Had a dream about an old friend from high school--someone I haven't talked to in 20 years almost--calling me up out of the blue.  Long conversation ensued about what seemed like nothing (though she did talk about how broke she and her husband were).  Only when she hung up did I realize she was asking--in a very subtle, masked way--for me to ask my father to help her get out of a traffic ticket.  [SI].  I had to call her back to say I'd help.
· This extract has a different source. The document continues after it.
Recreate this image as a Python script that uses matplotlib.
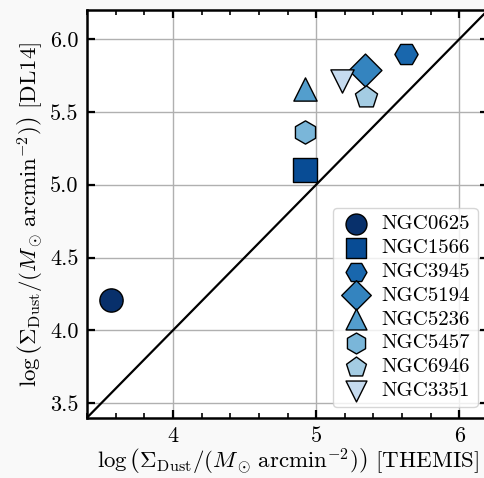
import numpy as np
import matplotlib
matplotlib.use("Agg")
import matplotlib.pyplot as plt

plt.rcParams['font.family'] = 'serif'
plt.rcParams['font.serif'] = ['cmr10']
plt.rcParams['mathtext.fontset'] = 'cm'
plt.rcParams['axes.unicode_minus'] = False
plt.rcParams['axes.formatter.use_mathtext'] = True

galaxies = ['NGC0625', 'NGC1566', 'NGC3945', 'NGC5194', 'NGC5236', 'NGC5457', 'NGC6946', 'NGC3351']
themis = [3.57, 4.92, 5.63, 5.34, 4.92, 4.92, 5.35, 5.18]
dl14 = [4.21, 5.10, 5.90, 5.79, 5.66, 5.36, 5.60, 5.71]
markers = ['o', 's', 'H', 'D', '^', 'h', 'p', 'v']
xtick_vals = [4, 5, 6]
xtick_labels = ['4', '5', '6']
ytick_vals = [3.5, 4.0, 4.5, 5.0, 5.5, 6.0]
ytick_labels = ['3.5', '4.0', '4.5', '5.0', '5.5', '6.0']

colors = plt.cm.Blues(np.linspace(1.0, 0.25, len(galaxies)))

fig = plt.figure(figsize=(4.85, 4.78), dpi=100, facecolor='#f9f9f9')
ax = fig.add_axes([87/485, 60.3/478, 401/485, 407.7/478])
ax.set_facecolor('white')

for g, x, y, m, c in zip(galaxies, themis, dl14, markers, colors):
    ax.scatter(x, y, marker=m, s=280, color=c, edgecolor='black', linewidth=1.0, label=g, zorder=3)

lims = [3.4, 6.2]
ax.plot(lims, lims, color='black', lw=1.6, zorder=2)
ax.set_xlim(lims)
ax.set_ylim(lims)

ax.set_xticks(xtick_vals)
ax.set_xticklabels(xtick_labels)
ax.set_xticks(np.arange(3.4, 6.21, 0.2), minor=True)
ax.set_yticks(ytick_vals)
ax.set_yticklabels(ytick_labels)

ax.grid(True, which='major', color='#b0b0b0', lw=1.0, zorder=0)
ax.set_axisbelow(True)
ax.tick_params(which='both', direction='in', top=True, right=True, labelsize=16)
ax.tick_params(which='major', length=6, width=1.6, pad=6)
ax.tick_params(which='minor', length=3.5, width=1.2)
for sp in ax.spines.values():
    sp.set_linewidth(1.8)

ax.set_xlabel(r'$\log\left(\Sigma_{\rm Dust}/(M_\odot\,{\rm arcmin}^{-2})\right)$ [THEMIS]', fontsize=16.5, labelpad=1)
ax.set_ylabel(r'$\log\left(\Sigma_{\rm Dust}/(M_\odot\,{\rm arcmin}^{-2})\right)$ [DL14]', fontsize=16.5, labelpad=3)

leg = ax.legend(loc='lower right', fontsize=15, framealpha=0.8, handletextpad=0.5,
                borderpad=0.35, labelspacing=0.25, markerscale=0.9, handlelength=1.5,
                borderaxespad=0.5)

fig.savefig('out.png', dpi=100, facecolor=fig.get_facecolor())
Yesterday we went furniture shopping, an act which always puts my wife in a good mood.  Well, maybe it's more getting out of the house that puts her in the good mood.  But she was in a good mood, that's the point of it.  We bought no furniture, but we did get to the West Side of town where one of our favorite Mexican restaurants can be found.  There, we got to eat spicy pork, putting ME in a good mood.  After dinner we watched the first two episodes of Downton Abbey on DVD.  Written and created by Julian Fellowes, the screenwriter on Gosford Park, Downton Abbey is the story of the relationship between the wealthy family and their servants living on a large--actually, immense--stately home in the English Countryside.  It is, essentially, Gosford Park as a mini-series.  (It even features Maggie Smith, reprising a very similar role as the one she played in GP).  Not surprisingly, both my wife and I totally loved it.  I'm sending back one of my Netflix DVDs unwatched tomorrow just so I can speed up the arrival of the next disc.

I am currently in the process of reading 11 separate books (I counted yesterday).  Surely that is not good.  Surely I should just pick one and finish it.  But, that seems in no danger of happening.  I don't know when I stopped reading one book at a time, but it's been a while.

Woke to find the Bink's receiving detangling and grooming from my wife.  He look disgruntled but patient enough--he knows a treat will come at the end if he sits still.  It's exactly like I used to look when I was a boy and someone would try to put me in my tie for Sunday School.  And then brush my hair!  Like I couldn't brush my own hair!! (Well, to be fair: I couldn't.  But that's not the point!)

Poor Binks.  The cost of beauty is not small.